I'm in Hue now, about four hours north of Hoi An, still around the center of Vietnam. I didn't have internet access last night. The hotel shut everything off at 10:30pm. I was cranky as hell this morning, because the girls at the hotel offered to call the bus company and arrange for a pickup at the hotel, which was nice - but they screwed up the time. It was an 8:00am bus, and they told me the bus would pick me up at the hotel at 7:50am. Fair enough. But they actually meant 7:15am, so I couldn't shower or get dressed or eat or pack properly (because I didn't know about the error until 7:10am). And I was annoyed, because the bus station was five minutes away - why in the hell would I want to be picked up 45 minutes early for a bus station that I could walk to within five minutes?

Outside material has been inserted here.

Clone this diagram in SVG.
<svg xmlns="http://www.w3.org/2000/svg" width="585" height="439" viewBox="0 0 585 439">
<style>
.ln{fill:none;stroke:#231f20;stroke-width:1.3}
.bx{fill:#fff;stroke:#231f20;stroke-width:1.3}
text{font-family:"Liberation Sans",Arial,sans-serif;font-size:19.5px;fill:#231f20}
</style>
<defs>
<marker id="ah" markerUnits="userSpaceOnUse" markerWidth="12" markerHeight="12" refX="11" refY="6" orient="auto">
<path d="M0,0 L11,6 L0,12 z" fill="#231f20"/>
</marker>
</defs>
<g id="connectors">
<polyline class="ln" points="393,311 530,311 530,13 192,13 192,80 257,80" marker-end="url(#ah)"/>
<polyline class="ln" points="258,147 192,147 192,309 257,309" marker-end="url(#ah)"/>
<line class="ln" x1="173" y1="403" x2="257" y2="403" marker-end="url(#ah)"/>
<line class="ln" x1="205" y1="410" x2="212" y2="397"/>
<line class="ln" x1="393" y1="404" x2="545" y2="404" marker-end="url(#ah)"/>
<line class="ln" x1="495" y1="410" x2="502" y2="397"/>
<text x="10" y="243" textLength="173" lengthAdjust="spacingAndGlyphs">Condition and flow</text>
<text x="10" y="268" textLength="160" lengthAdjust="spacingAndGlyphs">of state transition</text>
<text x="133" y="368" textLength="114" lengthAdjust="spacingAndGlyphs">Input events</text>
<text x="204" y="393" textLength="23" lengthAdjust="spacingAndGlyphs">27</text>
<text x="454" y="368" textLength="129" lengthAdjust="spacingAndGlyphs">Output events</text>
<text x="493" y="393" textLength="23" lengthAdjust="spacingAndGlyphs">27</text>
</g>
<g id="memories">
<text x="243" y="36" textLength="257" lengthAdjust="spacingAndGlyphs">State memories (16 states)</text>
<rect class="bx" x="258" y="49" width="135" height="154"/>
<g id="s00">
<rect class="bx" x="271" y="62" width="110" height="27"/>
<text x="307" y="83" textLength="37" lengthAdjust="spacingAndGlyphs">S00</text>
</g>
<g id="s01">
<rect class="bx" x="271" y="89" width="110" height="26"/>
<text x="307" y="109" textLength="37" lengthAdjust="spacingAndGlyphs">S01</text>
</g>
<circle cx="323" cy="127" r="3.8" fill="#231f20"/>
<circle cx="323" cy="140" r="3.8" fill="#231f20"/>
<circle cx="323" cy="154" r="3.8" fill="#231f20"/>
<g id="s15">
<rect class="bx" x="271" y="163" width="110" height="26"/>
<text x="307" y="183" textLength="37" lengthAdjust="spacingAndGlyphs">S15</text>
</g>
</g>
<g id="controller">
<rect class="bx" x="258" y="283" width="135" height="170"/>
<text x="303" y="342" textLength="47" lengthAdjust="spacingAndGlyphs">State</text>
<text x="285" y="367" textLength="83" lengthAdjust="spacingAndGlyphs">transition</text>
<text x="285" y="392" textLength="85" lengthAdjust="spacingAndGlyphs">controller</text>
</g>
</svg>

They didn't even manage to properly confirm the seat - me and the other two travelers from the hotel had to take the hotel's van to the bus station anyway, where we were the last people on the bus, and I squeezed in next to a laser-printer box in the only seat that was left. (Seats are supposed to be assigned.)
Not a fascinating story, I admit, but I had to tell it because it irritated me. All things considered, though, that's about the worst travel problem I've had in my month-plus trip, so I'm doing fine. The bus ride was two hours quicker than expected, even with an unnecessary 15 minute stop and a stop to change a tire (!) after about an hour.

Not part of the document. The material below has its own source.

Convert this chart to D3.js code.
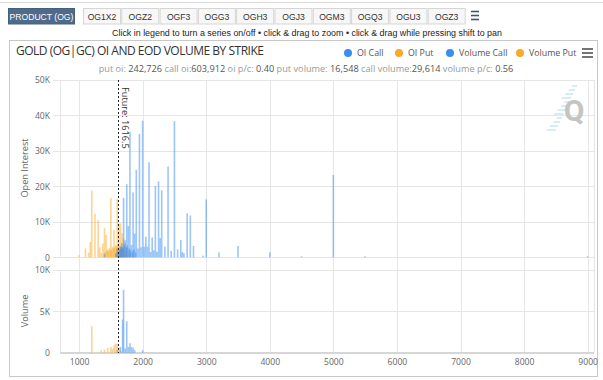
<!DOCTYPE html>
<html lang="en">
<head>
    <meta charset="UTF-8">
    <title>Gold OI and EOD volume by strike</title>
    <script src="https://cdn.jsdelivr.net/npm/d3@7"></script>
    <style>
        body { margin: 0; background: #fff; }
        svg { display: block; font-family: "Open Sans", Arial, sans-serif; }
    </style>
</head>
<body>
    <script>
        // tabs across the top
        var tabs = ["OG1X2", "OGZ2", "OGF3", "OGG3", "OGH3", "OGJ3", "OGM3", "OGQ3", "OGU3", "OGZ3"];

        // OI calls by strike
        var callOIStrikes = [1400, 1580, 1600, 1610, 1625, 1640, 1650, 1660, 1670, 1680, 1690, 1700, 1710, 1725, 1740, 1750, 1760, 1775, 1790, 1800, 1810, 1825, 1840, 1850, 1860, 1875, 1890, 1900, 1925, 1950, 1975, 2000, 2025, 2050, 2075, 2100, 2125, 2150, 2175, 2200, 2225, 2250, 2275, 2300, 2350, 2400, 2450, 2500, 2550, 2600, 2625, 2650, 2700, 2750, 2800, 2950, 3000, 3200, 3500, 4000, 4500, 5000, 5500, 9000];
        var callOIValues = [900, 1200, 2500, 1500, 1800, 2200, 3000, 2400, 3950, 3000, 2600, 16750, 3600, 4800, 2900, 20600, 3400, 8800, 2500, 35400, 2000, 3500, 1600, 18300, 2200, 6700, 1400, 24700, 2500, 34800, 2800, 38500, 3000, 5800, 3000, 26800, 1500, 5600, 2000, 20100, 1600, 21400, 5400, 18900, 3000, 25600, 1800, 38400, 2200, 4900, 1500, 1100, 12400, 11800, 3200, 450, 16300, 1400, 3200, 1400, 300, 23200, 300, 300];

        // OI puts by strike
        var putOIStrikes = [1000, 1100, 1150, 1175, 1200, 1250, 1300, 1325, 1350, 1375, 1400, 1410, 1425, 1440, 1450, 1460, 1475, 1490, 1500, 1510, 1525, 1540, 1550, 1560, 1575, 1590, 1600, 1610, 1625, 1640, 1650, 1660, 1675, 1690, 1700, 1710, 1725, 1740, 1750, 1775, 1800, 1850];
        var putOIValues = [600, 2500, 1300, 4300, 18800, 12300, 10400, 2800, 1200, 3900, 8200, 1500, 6300, 1800, 2300, 1700, 2600, 2000, 16700, 2200, 3000, 2600, 7700, 2800, 3400, 3000, 16500, 3500, 9500, 3200, 9600, 3000, 6800, 2400, 5300, 2000, 3900, 1500, 2600, 1800, 1200, 500];

        // EOD volume by strike
        var callVolStrikes = [1600, 1650, 1685, 1700, 1725, 1750, 1775, 1800, 1825, 1850, 1875, 2000];
        var callVolValues = [300, 700, 4000, 7600, 500, 3800, 700, 1150, 700, 600, 300, 300];
        var putVolStrikes = [1200, 1350, 1400, 1450, 1500, 1525, 1550, 1575, 1600, 1625, 1650];
        var putVolValues = [3200, 300, 400, 600, 700, 500, 900, 1100, 1100, 600, 300];

        var xTicks = [1000, 2000, 3000, 4000, 5000, 6000, 7000, 8000, 9000];
        var oiTicks = [0, 10000, 20000, 30000, 40000, 50000];
        var volTicks = [0, 5000, 10000];
        var futurePrice = 1616.5;

        var legendItems = ["OI Call", "OI Put", "Volume Call", "Volume Put"];
        var summary = [["put oi: ", "242,726"], [" call oi:", "603,912"], [" oi p/c: ", "0.40"],
            [" put volume: ", "16,548"], [" call volume:", "29,614"], [" volume p/c: ", "0.56"]];

        var blue = "#3a8ef0";
        var orange = "#f9aa2a";

        var svg = d3.select("body").append("svg")
            .attr("width", 603)
            .attr("height", 380);

        // tab bar
        svg.append("line").attr("x1", 0).attr("x2", 603).attr("y1", 2.5).attr("y2", 2.5)
            .attr("stroke", "#dcdcdc");
        svg.append("rect").attr("x", 8.5).attr("y", 8.5).attr("width", 66).attr("height", 15.5)
            .attr("fill", "#4f6b8b").attr("stroke", "#44607f");
        svg.append("text").attr("x", 41.5).attr("y", 19.5).attr("text-anchor", "middle")
            .attr("font-family", "Arial, sans-serif").attr("font-size", 8.6).attr("fill", "#fff")
            .text("PRODUCT (OG)");
        var tab = svg.selectAll(".tab").data(tabs).enter().append("g")
            .attr("transform", function (d, i) { return "translate(" + (83.5 + i * 38.3) + ",8.5)"; });
        tab.append("rect").attr("width", 37).attr("height", 15.5)
            .attr("fill", "#f7f7f7").attr("stroke", "#d5d5d5");
        tab.append("text").attr("x", 18.5).attr("y", 11).attr("text-anchor", "middle")
            .attr("font-family", "Arial, sans-serif").attr("font-size", 8.6).attr("fill", "#333")
            .text(function (d) { return d; });
        [11.5, 15.5, 19.5].forEach(function (y) {
            svg.append("line").attr("x1", 471).attr("x2", 479).attr("y1", y).attr("y2", y)
                .attr("stroke", "#3e5672").attr("stroke-width", 1.6);
        });

        svg.append("text").attr("x", 307).attr("y", 35.5).attr("text-anchor", "middle")
            .attr("font-family", "Arial, sans-serif").attr("font-size", 8.9).attr("fill", "#222")
            .text("Click in legend to turn a series on/off \u2022 click & drag to zoom \u2022 click & drag while pressing shift to pan");

        // chart frame
        svg.append("rect").attr("x", 9.5).attr("y", 40.5).attr("width", 588).attr("height", 336)
            .attr("fill", "#fff").attr("stroke", "#c8c8c8");

        svg.append("text").attr("x", 16).attr("y", 55)
            .attr("font-size", 12).attr("fill", "#333")
            .attr("textLength", 248).attr("lengthAdjust", "spacing")
            .text("GOLD (OG|GC) OI AND EOD VOLUME BY STRIKE");

        var sub = svg.append("text").attr("x", 306).attr("y", 71.5).attr("text-anchor", "middle")
            .attr("font-size", 9.2);
        summary.forEach(function (p) {
            sub.append("tspan").attr("fill", "#9a9a9a").text(p[0]);
            sub.append("tspan").attr("fill", "#555").text(p[1]);
        });

        // legend
        var legendX = [348, 399, 450, 520];
        var legend = svg.selectAll(".legend").data(legendItems).enter().append("g")
            .attr("transform", function (d, i) { return "translate(" + legendX[i] + ",53)"; });
        legend.append("circle").attr("r", 4)
            .attr("fill", function (d, i) { return i % 2 === 0 ? blue : orange; });
        legend.append("text").attr("x", 9).attr("y", 3.2).attr("font-size", 8.8).attr("fill", "#555")
            .text(function (d) { return d; });
        [49, 53, 57].forEach(function (y) {
            svg.append("line").attr("x1", 582).attr("x2", 593).attr("y1", y).attr("y2", y)
                .attr("stroke", "#666").attr("stroke-width", 1.8);
        });

        // scales
        var x = d3.scaleLinear().domain([700, 9100]).range([60, 594]);
        var yOI = d3.scaleLinear().domain([0, 50000]).range([257.3, 80]);
        var yVol = d3.scaleLinear().domain([0, 10000]).range([352.7, 270]);
        var fmtK = function (d) { return d === 0 ? "0" : (d / 1000) + "K"; };

        // grid
        var grid = svg.append("g").attr("stroke", "#e6e6e6");
        grid.selectAll(".vg").data(xTicks).enter().append("line")
            .attr("x1", function (d) { return Math.round(x(d)) + 0.5; })
            .attr("x2", function (d) { return Math.round(x(d)) + 0.5; })
            .attr("y1", 80).attr("y2", 352.7);
        grid.append("line").attr("x1", 594.5).attr("x2", 594.5).attr("y1", 80).attr("y2", 352.7);
        grid.selectAll(".hg").data(oiTicks).enter().append("line")
            .attr("x1", 53).attr("x2", 594)
            .attr("y1", function (d) { return Math.round(yOI(d)) + 0.5; })
            .attr("y2", function (d) { return Math.round(yOI(d)) + 0.5; });
        grid.selectAll(".hv").data(volTicks.slice(1)).enter().append("line")
            .attr("x1", 53).attr("x2", 594)
            .attr("y1", function (d) { return Math.round(yVol(d)) + 0.5; })
            .attr("y2", function (d) { return Math.round(yVol(d)) + 0.5; });
        grid.append("line").attr("x1", 60.5).attr("x2", 60.5).attr("y1", 80).attr("y2", 257.3);
        grid.append("line").attr("x1", 60.5).attr("x2", 60.5).attr("y1", 270).attr("y2", 352.7);
        svg.append("line").attr("x1", 60).attr("x2", 594).attr("y1", 353).attr("y2", 353)
            .attr("stroke", "#d6d6d6").attr("stroke-width", 2);

        // axis labels
        var axisY1 = d3.axisLeft(yOI).tickValues(oiTicks).tickFormat(fmtK).tickSize(0).tickPadding(10);
        var axisY2 = d3.axisLeft(yVol).tickValues(volTicks).tickFormat(fmtK).tickSize(0).tickPadding(10);
        var axisX = d3.axisBottom(x).tickValues(xTicks).tickSize(0).tickPadding(6).tickFormat(d3.format("d"));
        var ga = svg.append("g").attr("transform", "translate(60,0)").call(axisY1);
        var gb = svg.append("g").attr("transform", "translate(60,0)").call(axisY2);
        var gc = svg.append("g").attr("transform", "translate(0,353)").call(axisX);
        [ga, gb, gc].forEach(function (g) {
            g.select(".domain").remove();
            g.selectAll("text").attr("fill", "#666").attr("font-size", 8.6)
                .attr("font-family", "\"Open Sans\", Arial, sans-serif");
        });

        svg.append("text").attr("transform", "translate(28,168) rotate(-90)").attr("text-anchor", "middle")
            .attr("font-size", 9.2).attr("fill", "#666").text("Open Interest");
        svg.append("text").attr("transform", "translate(28,311) rotate(-90)").attr("text-anchor", "middle")
            .attr("font-size", 9.2).attr("fill", "#666").text("Volume");

        // watermark
        var wm = svg.append("g").attr("stroke", "#bfe2f6").attr("stroke-width", 1.3);
        d3.range(12).forEach(function (i) {
            var yy = 86 + i * 4;
            var xx = 575 - i * 1.9;
            wm.append("line").attr("x1", xx - 3 - (i % 4) * 1.5).attr("x2", xx + 2).attr("y1", yy).attr("y2", yy);
        });
        svg.append("text").attr("x", 574).attr("y", 121).attr("text-anchor", "middle")
            .attr("font-family", "Roboto, Arial, sans-serif").attr("font-weight", "bold")
            .attr("font-size", 30).attr("fill", "#c4c4c4").text("Q");

        function bars(strikes, values, y, color) {
            svg.append("g").selectAll("rect")
                .data(strikes.map(function (s, i) { return [s, values[i]]; }))
                .enter().append("rect")
                .attr("x", function (d) { return x(d[0]) - 0.8; })
                .attr("width", 1.6)
                .attr("y", function (d) { return y(d[1]); })
                .attr("height", function (d) { return y(0) - y(d[1]); })
                .attr("fill", color)
                .attr("fill-opacity", 0.5);
        }
        bars(putOIStrikes, putOIValues, yOI, orange);
        bars(callOIStrikes, callOIValues, yOI, blue);
        bars(putVolStrikes, putVolValues, yVol, orange);
        bars(callVolStrikes, callVolValues, yVol, blue);

        // future price
        var fx = Math.round(x(futurePrice)) + 0.5;
        svg.append("line").attr("x1", fx).attr("x2", fx).attr("y1", 80).attr("y2", 353)
            .attr("stroke", "#222").attr("stroke-dasharray", "2,2");
        svg.append("text").attr("transform", "translate(" + (fx + 3.5) + ",87) rotate(90)")
            .attr("font-size", 9.2).attr("fill", "#333").text("Future: " + futurePrice);
    </script>
</body>
</html>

I need to find a hotel in Hue. It's raining, which is revolutionary. Part of the reason I'm ahead of schedule on this trip is that I haven't lost any time to weather - it rained the very first morning I was in Bangkok, while I was sleeping, and nothing but sun ever since. It's nice to see the rain.
I'll be here for a couple of days, and then a fourteen hour bus ride to Hanoi. (Oh, my poor, poor ass.)

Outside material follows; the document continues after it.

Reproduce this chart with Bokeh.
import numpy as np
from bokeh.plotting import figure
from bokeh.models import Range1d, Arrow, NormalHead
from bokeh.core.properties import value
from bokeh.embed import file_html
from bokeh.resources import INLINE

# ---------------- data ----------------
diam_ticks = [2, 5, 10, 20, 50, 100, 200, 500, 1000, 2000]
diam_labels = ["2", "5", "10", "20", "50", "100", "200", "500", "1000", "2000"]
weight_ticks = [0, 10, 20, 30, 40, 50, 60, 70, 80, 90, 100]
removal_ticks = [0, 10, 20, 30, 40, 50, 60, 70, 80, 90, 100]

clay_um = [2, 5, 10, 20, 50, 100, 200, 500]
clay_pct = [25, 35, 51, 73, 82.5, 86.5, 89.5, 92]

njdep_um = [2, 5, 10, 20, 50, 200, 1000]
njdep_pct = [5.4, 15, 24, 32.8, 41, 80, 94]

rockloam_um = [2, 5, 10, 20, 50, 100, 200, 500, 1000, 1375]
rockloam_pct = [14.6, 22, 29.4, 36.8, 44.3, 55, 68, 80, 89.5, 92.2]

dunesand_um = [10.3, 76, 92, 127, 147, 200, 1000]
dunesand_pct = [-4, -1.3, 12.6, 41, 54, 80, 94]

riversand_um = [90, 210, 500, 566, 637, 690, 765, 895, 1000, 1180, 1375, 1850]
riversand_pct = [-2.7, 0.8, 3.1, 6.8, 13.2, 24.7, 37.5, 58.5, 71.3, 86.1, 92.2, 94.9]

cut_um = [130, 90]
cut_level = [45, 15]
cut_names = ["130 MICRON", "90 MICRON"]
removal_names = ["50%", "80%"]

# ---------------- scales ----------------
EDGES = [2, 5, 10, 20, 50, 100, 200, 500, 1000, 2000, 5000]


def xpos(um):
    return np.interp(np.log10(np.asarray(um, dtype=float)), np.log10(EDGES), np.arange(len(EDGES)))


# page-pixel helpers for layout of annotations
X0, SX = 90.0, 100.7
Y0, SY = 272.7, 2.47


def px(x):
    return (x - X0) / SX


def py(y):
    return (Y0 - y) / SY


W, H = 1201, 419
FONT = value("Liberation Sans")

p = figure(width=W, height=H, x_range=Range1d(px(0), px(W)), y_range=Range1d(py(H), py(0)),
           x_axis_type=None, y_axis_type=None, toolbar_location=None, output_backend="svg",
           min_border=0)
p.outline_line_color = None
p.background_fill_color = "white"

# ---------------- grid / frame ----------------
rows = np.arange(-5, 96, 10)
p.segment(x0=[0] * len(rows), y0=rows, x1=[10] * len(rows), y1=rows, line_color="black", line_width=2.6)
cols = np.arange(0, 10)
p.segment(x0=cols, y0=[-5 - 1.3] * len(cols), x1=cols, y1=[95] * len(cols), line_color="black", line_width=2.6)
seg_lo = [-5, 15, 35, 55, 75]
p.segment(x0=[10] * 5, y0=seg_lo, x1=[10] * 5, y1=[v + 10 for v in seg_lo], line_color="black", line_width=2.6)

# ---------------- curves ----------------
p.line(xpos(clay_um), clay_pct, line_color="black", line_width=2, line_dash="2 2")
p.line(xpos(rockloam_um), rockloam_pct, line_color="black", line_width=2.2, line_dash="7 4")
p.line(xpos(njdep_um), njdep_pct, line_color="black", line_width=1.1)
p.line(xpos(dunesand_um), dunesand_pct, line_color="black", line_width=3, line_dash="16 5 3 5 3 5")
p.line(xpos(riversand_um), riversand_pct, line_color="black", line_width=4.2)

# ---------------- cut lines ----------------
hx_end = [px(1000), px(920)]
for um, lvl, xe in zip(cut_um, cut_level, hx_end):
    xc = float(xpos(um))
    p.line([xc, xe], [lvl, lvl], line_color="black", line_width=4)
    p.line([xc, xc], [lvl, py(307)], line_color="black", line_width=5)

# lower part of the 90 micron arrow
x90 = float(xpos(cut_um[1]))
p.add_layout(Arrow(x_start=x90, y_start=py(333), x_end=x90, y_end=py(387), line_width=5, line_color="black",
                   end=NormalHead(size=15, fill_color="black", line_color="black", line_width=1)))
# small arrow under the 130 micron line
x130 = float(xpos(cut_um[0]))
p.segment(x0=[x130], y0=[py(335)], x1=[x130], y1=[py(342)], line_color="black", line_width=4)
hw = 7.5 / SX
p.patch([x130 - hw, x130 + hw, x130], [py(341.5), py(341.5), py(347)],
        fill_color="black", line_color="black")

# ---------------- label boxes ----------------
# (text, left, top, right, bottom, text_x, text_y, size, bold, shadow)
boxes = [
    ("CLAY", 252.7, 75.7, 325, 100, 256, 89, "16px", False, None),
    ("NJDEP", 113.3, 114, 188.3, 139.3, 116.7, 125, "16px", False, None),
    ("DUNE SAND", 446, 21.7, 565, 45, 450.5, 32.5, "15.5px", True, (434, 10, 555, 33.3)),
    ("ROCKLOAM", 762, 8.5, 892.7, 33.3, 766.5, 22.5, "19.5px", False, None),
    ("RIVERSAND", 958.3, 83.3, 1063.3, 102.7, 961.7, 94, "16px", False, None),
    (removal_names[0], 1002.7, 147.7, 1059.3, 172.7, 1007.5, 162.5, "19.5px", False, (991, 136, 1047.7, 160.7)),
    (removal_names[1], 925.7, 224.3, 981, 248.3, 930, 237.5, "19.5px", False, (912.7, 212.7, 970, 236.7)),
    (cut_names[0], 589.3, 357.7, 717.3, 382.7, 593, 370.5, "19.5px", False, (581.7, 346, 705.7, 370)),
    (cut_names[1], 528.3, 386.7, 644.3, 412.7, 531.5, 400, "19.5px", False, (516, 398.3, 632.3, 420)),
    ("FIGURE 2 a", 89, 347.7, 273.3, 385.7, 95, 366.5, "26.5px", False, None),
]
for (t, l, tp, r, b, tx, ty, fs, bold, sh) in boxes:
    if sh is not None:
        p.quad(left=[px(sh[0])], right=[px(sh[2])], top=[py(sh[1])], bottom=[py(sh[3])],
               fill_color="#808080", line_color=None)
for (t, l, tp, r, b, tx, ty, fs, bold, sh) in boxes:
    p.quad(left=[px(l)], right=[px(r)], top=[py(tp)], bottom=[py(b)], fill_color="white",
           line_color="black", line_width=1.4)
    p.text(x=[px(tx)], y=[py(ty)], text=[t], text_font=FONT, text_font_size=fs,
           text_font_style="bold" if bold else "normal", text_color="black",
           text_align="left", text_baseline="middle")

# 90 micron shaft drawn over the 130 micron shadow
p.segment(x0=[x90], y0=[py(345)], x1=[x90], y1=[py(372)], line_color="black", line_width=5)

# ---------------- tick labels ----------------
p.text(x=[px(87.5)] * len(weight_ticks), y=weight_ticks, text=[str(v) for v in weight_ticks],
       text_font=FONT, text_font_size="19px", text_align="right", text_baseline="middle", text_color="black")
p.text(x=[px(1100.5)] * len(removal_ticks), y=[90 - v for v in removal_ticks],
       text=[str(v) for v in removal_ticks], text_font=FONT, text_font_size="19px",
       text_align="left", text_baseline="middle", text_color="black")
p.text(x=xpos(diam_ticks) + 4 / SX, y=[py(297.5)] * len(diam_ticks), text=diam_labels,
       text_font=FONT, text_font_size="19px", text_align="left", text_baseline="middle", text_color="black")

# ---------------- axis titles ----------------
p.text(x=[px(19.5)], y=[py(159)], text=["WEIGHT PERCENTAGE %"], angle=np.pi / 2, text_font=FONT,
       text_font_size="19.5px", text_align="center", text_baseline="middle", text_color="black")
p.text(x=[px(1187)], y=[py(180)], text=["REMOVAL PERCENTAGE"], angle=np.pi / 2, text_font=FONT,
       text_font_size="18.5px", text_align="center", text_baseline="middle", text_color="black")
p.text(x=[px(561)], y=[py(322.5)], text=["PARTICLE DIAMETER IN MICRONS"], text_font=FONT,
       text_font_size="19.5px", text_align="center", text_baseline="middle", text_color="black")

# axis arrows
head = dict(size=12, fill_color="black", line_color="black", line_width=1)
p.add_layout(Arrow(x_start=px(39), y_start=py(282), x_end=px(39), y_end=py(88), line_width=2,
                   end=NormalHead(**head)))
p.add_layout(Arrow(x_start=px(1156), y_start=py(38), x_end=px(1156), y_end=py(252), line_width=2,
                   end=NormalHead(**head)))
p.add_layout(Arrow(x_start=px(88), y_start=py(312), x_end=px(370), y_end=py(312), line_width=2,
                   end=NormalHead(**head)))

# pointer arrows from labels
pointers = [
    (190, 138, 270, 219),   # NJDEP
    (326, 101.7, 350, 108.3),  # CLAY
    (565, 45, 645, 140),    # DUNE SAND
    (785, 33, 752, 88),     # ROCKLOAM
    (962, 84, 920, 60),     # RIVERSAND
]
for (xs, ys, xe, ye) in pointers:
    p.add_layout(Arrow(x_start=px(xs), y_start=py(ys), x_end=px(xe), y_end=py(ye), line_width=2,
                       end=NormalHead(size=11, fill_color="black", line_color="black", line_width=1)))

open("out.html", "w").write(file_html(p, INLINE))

You're my only email tonight; I'm exhausted, and I'll probably fall asleep right after I write this. Today was sort of emblematic of the whole trip through Vietnam: hours of annoyance with a handful of moments that made it all worthwhile (mostly).
I did a tour of the former DMZ (demilitarized zone), the area that was supposed to be a buffer between North and South Vietnam, and which inevitably wound up having the most fighting.
Unfortunately, it's one of those places that you can't really go by yourself - you have to go with a tour group - and there were 34 people (not including the driver) in 30 seats, so you can imagine how comfortable that was. The bus was a rattle-trap. (It finally broke down about a mile away from our hotel at the end of the day, so I walked the rest of the way back.) And when you get that many strangers crushed in so closely together, inevitably, tempers flare. My temper was fine - I spaced out with my iPod most of the time - but there were a bunch of Israelis who were really, really loud and kept ignoring requests from the rest of the bus to keep their voices down, so there wound up being a shouting match over it. (One of the Israelis compared the bus to Nazi Germany, which is how you know things have gotten weird.)
But in the midst of all that ass-pain, sweat (barely functional a/c, of course) and ill will, there were acres of achingly gorgeous rice paddies - you've never seen such green - and another trip through man-made tunnels, these ones big enough to walk through without squatting, and unlike the first set of tunnels, near Saigon, when we visited these ones, we skipped the "museum" and spent the whole time clambering through the tunnels. It was claustrophobic as hell and totally cool. Finally emerging into overcast daylight to see the South China Sea was a beautiful sight.
(ED: A friend in the U.S. emailed to let me know that Kurt Vonnegut had died.)
I'm glad I heard it from you. I'm at a hotel in Vietnam, near the former DMZ, and there is a maniacal Vietnamese four-year old running around behind me. I don't think he was going to bring it up.
Yeah, I miss the man, and I can feel the shape of his absence from the world.
We'll hold a memorial ceremony on the site of the old Evanston Barnes and Noble at the end of the month. I'll bring the mustard gas; please bring the roses.